Flame Retardants Help Save Lives

Flame retardants are an important tool in the fire safety tool box. They
represent an important layer of fire protection in hospitals, health care
facilities, and medical offices. Their use has helped the health care industry
achieve a low incidence of fire-related deaths and injuries, despite the fact
that an estimated 6,240 fires (about 17 fires per day)[2] occur in health care
facilities annually. The use of flame retardants in upholstered furniture can
help prevent fires from starting and/or slow the rate at which small fires
become big fires, providing valuable time for persons to escape danger. By
prohibiting flame retardants in furniture at its facilities, Kaiser will
increase its reliance on technologies designed to reduce the effects of a fire
after it has started (e.g., sprinklers), rather than preventing fires from
starting in the first place.

Flame Retardants are Subject to Regulatory Review

In its announcement, Kaiser Permanente lists potential health effects that
have been associated with exposure to a group of flame retardants, called
polybrominated diphenyl ethers or PBDEs, that were voluntarily phased out by
the leading manufacturers as long as a decade ago.[3] It is important to note
that many of the concerns about these chemistries are not based on solid
science. In fact, several studies of the potential effects of PBDE exposure
have been conducted, and a recent review of these data concluded that the
evidence that PDBEs cause adverse health effects remains "weak and
inconclusive."[4]

As is the case for all chemicals introduced into commerce since the mid-1980s,
flame retardants developed to replace PBDEs have been subject to review by
EPA. In a recent assessment, EPA identified approximately 50 flame retardants
that the agency said were "unlikely to pose a risk to human health." Included
in this category are flame retardants that are designed to virtually eliminate
the potential for exposure.

This Issue Deserves Further Discussion

Given the variety of flame retardant products available to furniture
manufacturers and the important contribution these products can make to fire
safety, we urge you to give further consideration to the recently announced
policy for purchasing upholstered furniture.
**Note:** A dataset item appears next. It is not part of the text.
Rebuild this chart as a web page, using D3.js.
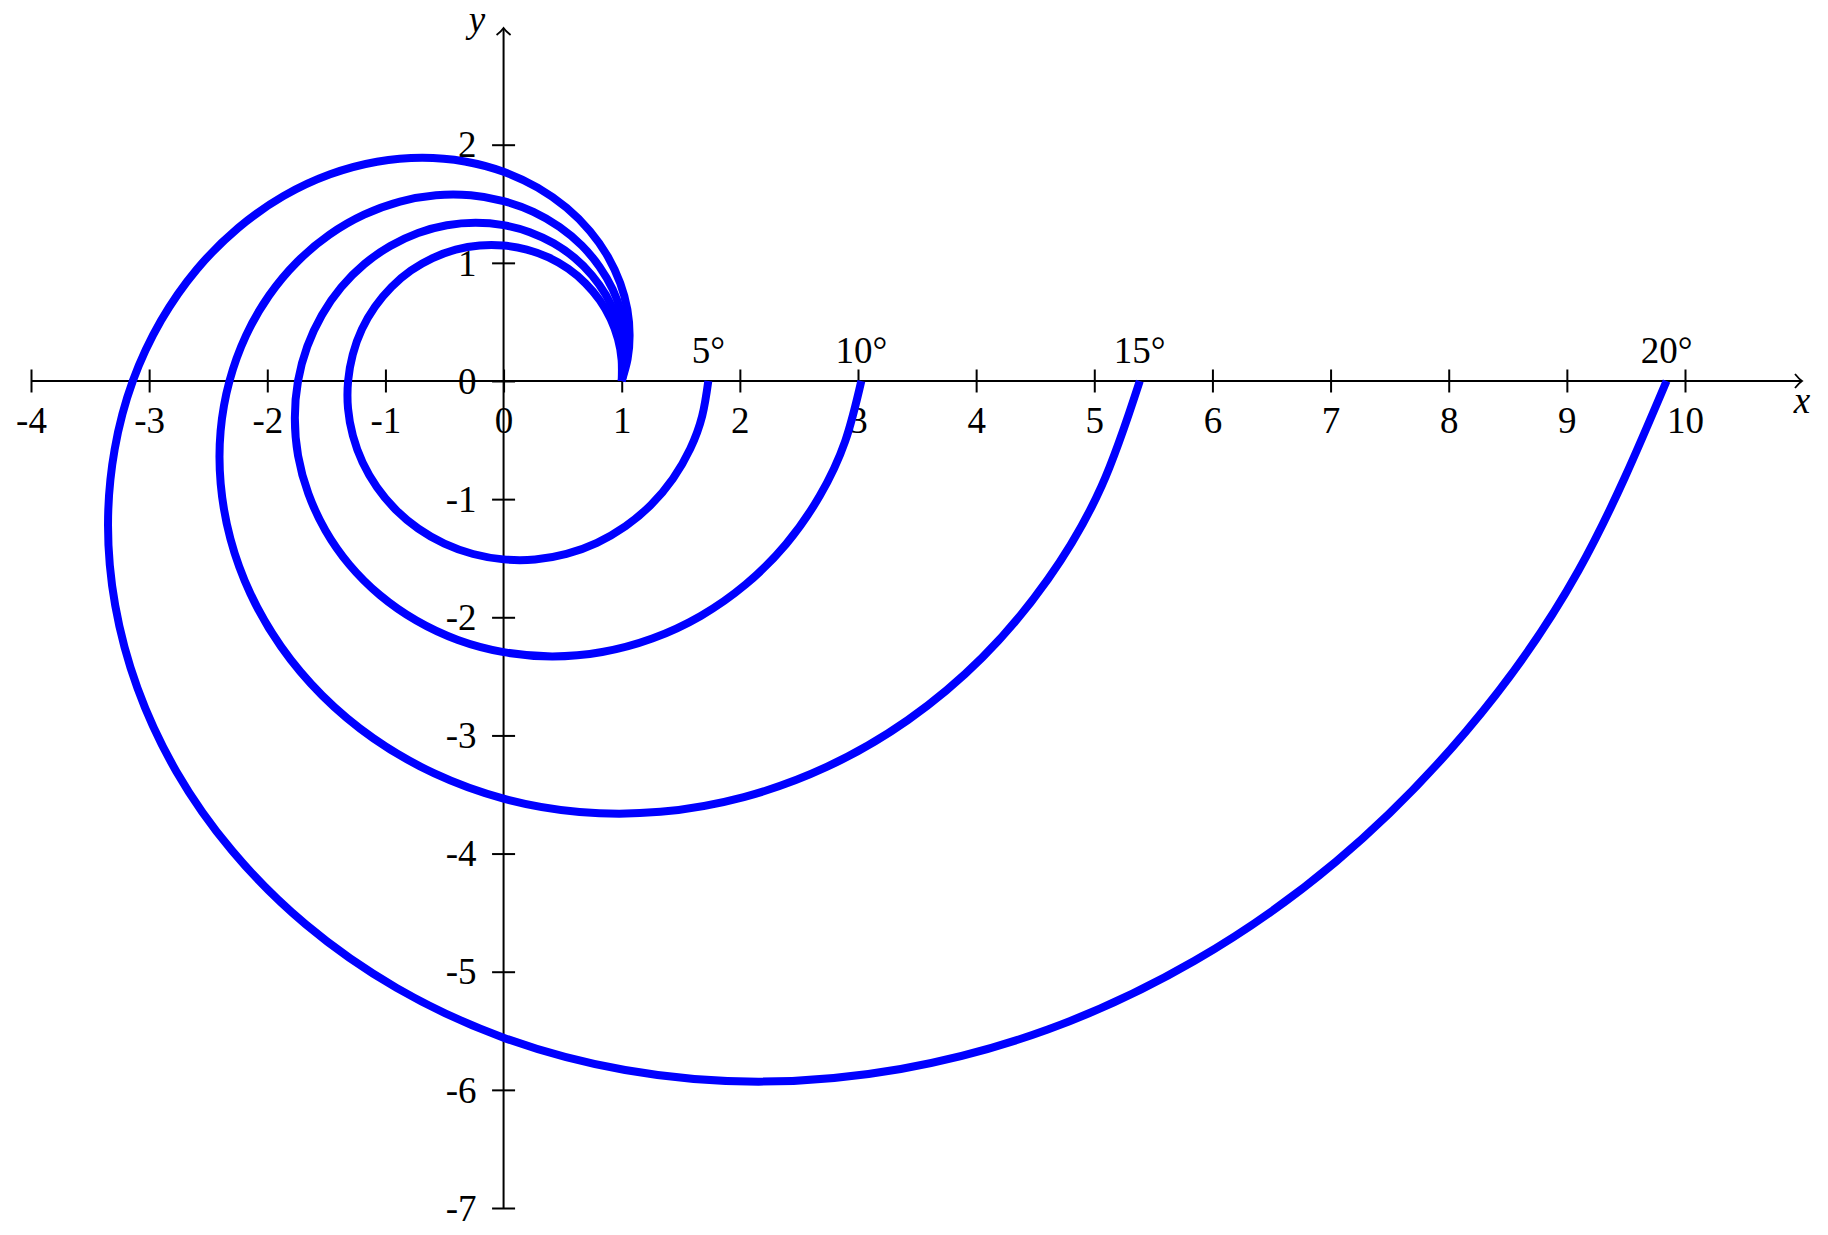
<!DOCTYPE html>
<html>
<head>
<meta charset="utf-8">
<script src="https://cdn.jsdelivr.net/npm/d3@7"></script>
<style>
  html, body { margin: 0; padding: 0; background: #fff; }
  svg { display: block; }
  text { font-family: "Liberation Serif", "DejaVu Serif", serif; fill: #000; }
</style>
</head>
<body>
<svg id="chart" width="1828" height="1235"></svg>
<script>
// Polar angles (degrees) at which each spiral's radius was read
const angles = [0,10,20,30,40,50,60,70,80,90,100,110,120,130,140,150,160,170,180,190,200,210,220,230,240,250,260,270,280,290,300,310,320,330,340,350,360];
// Radii read for each spiral (pitch angle 5°, 10°, 15°, 20°)
const r5  = [1.000,1.015,1.031,1.047,1.063,1.079,1.096,1.113,1.130,1.147,1.165,1.183,1.201,1.220,1.238,1.257,1.277,1.296,1.316,1.337,1.357,1.378,1.399,1.421,1.443,1.465,1.487,1.510,1.534,1.557,1.581,1.605,1.630,1.655,1.681,1.707,1.733];
const r10 = [1.000,1.031,1.063,1.097,1.131,1.166,1.203,1.240,1.279,1.319,1.360,1.403,1.447,1.492,1.539,1.587,1.636,1.687,1.740,1.794,1.851,1.908,1.968,2.030,2.093,2.158,2.226,2.295,2.367,2.441,2.517,2.596,2.677,2.761,2.847,2.936,3.028];
const r15 = [1.000,1.048,1.098,1.151,1.206,1.263,1.324,1.387,1.454,1.523,1.596,1.673,1.753,1.837,1.925,2.017,2.113,2.214,2.320,2.432,2.548,2.670,2.798,2.932,3.072,3.219,3.373,3.535,3.704,3.881,4.067,4.262,4.466,4.680,4.904,5.139,5.385];
const r20 = [1.000,1.066,1.135,1.210,1.289,1.374,1.464,1.560,1.662,1.771,1.887,2.011,2.143,2.284,2.434,2.593,2.763,2.944,3.138,3.343,3.563,3.796,4.045,4.311,4.593,4.895,5.216,5.558,5.922,6.311,6.724,7.166,7.635,8.136,8.670,9.239,9.844];
const seriesRadii = [r5, r10, r15, r20];
const seriesLabels = ["5°", "10°", "15°", "20°"];
const xTicks = [-4,-3,-2,-1,0,1,2,3,4,5,6,7,8,9,10];
const yTicks = [-7,-6,-5,-4,-3,-2,-1,0,1,2];

const svg = d3.select("#chart");
const x = d3.scaleLinear().domain([-4, 10]).range([31, 1685]);
const y = d3.scaleLinear().domain([-7, 2]).range([1208, 144.7]);
const FS = 37;
const TICK = 11.5;

const x0 = x(0), y0 = y(0);

// Axis lines
svg.append("line").attr("x1", x(-4)).attr("x2", 1801).attr("y1", y0).attr("y2", y0)
  .attr("stroke", "#000").attr("stroke-width", 2);
svg.append("line").attr("x1", x0).attr("x2", x0).attr("y1", y(-7)).attr("y2", 29)
  .attr("stroke", "#000").attr("stroke-width", 2);
// arrow heads
svg.append("path").attr("d", `M${1795},${y0-7} Q${1799},${y0-2} ${1802},${y0} Q${1799},${y0+2} ${1795},${y0+7}`)
  .attr("fill", "none").attr("stroke", "#000").attr("stroke-width", 1.8);
svg.append("path").attr("d", `M${x0-7},${35} Q${x0-2},${31} ${x0},${28} Q${x0+2},${31} ${x0+7},${35}`)
  .attr("fill", "none").attr("stroke", "#000").attr("stroke-width", 1.8);

// X axis ticks & labels
const gx = svg.append("g").attr("transform", `translate(0,${y0})`)
  .call(d3.axisBottom(x).tickValues(xTicks).tickSizeInner(TICK).tickSizeOuter(0).tickFormat(d => String(d)));
gx.select(".domain").remove();
gx.selectAll(".tick line").attr("y1", -TICK).attr("y2", TICK).attr("stroke", "#000").attr("stroke-width", 2);
gx.selectAll(".tick text").attr("y", 52).attr("dy", 0)
  .style("font-family", "Liberation Serif, serif").style("font-size", FS + "px").attr("fill", "#000");

// Y axis ticks & labels
const gy = svg.append("g").attr("transform", `translate(${x0},0)`)
  .call(d3.axisLeft(y).tickValues(yTicks).tickSizeInner(TICK).tickSizeOuter(0).tickFormat(d => String(d)));
gy.select(".domain").remove();
gy.selectAll(".tick line").attr("x1", -TICK).attr("x2", TICK).attr("stroke", "#000").attr("stroke-width", 2);
gy.selectAll(".tick text").attr("x", -27).attr("dy", "0.33em")
  .style("font-family", "Liberation Serif, serif").style("font-size", FS + "px").attr("fill", "#000");

// Axis names
svg.append("text").attr("x", 1802).attr("y", 413).attr("text-anchor", "middle")
  .style("font-style", "italic").style("font-size", FS + "px").text("x");
svg.append("text").attr("x", 477).attr("y", 32).attr("text-anchor", "middle")
  .style("font-style", "italic").style("font-size", FS + "px").text("y");

// Spirals
const line = d3.line().x(d => x(d[0])).y(d => y(d[1])).curve(d3.curveNatural);
seriesRadii.forEach((rs, i) => {
  const pts = angles.map((a, j) => {
    const t = a * Math.PI / 180;
    return [rs[j] * Math.cos(t), rs[j] * Math.sin(t)];
  });
  svg.append("path").attr("d", line(pts)).attr("fill", "none")
    .attr("stroke", "#0000ff").attr("stroke-width", 8).attr("stroke-linecap", "butt");
  const end = pts[pts.length - 1];
  svg.append("text").attr("x", x(end[0])).attr("y", 363).attr("text-anchor", "middle")
    .style("font-size", FS + "px").text(seriesLabels[i]);
});
</script>
</body>
</html>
We would like to meet with you
and your staff to further discuss the information outlined in this letter. In
the meantime, please feel free to contact me or Steve Risotto
(Steve_Risotto@americanchemistry.com) if you require additional information
about the safety and efficacy of today's flame retardant products.

Sincerely,
Cal Dooley
CEO
The American Chemistry Council

[1]NAFRA members include Albemarle Corporation, Chemtura/Great Lakes
Solutions, and ICL Industrial Products. These companies manufacture flame
retardants based on bromine, phosphorous nitrogen, and inorganic chemicals.

[2]Ahrens M. Fires in Health Care Facilities. National Fire Protection
Association. Quincy, MA. (November 2012, Revised April 2013).

[3]http://www.epa.gov/oppt/existingchemicals/pubs/qanda.html.

[4]Kim YR et al. Health consequences of exposure to brominated flame
retardants: A systematic review. Chemosphere 106:1-19 (2014). Kim et al
reviewed 36 studies that investigated the potential health effects of exposure
to PBDEs and other brominated substances.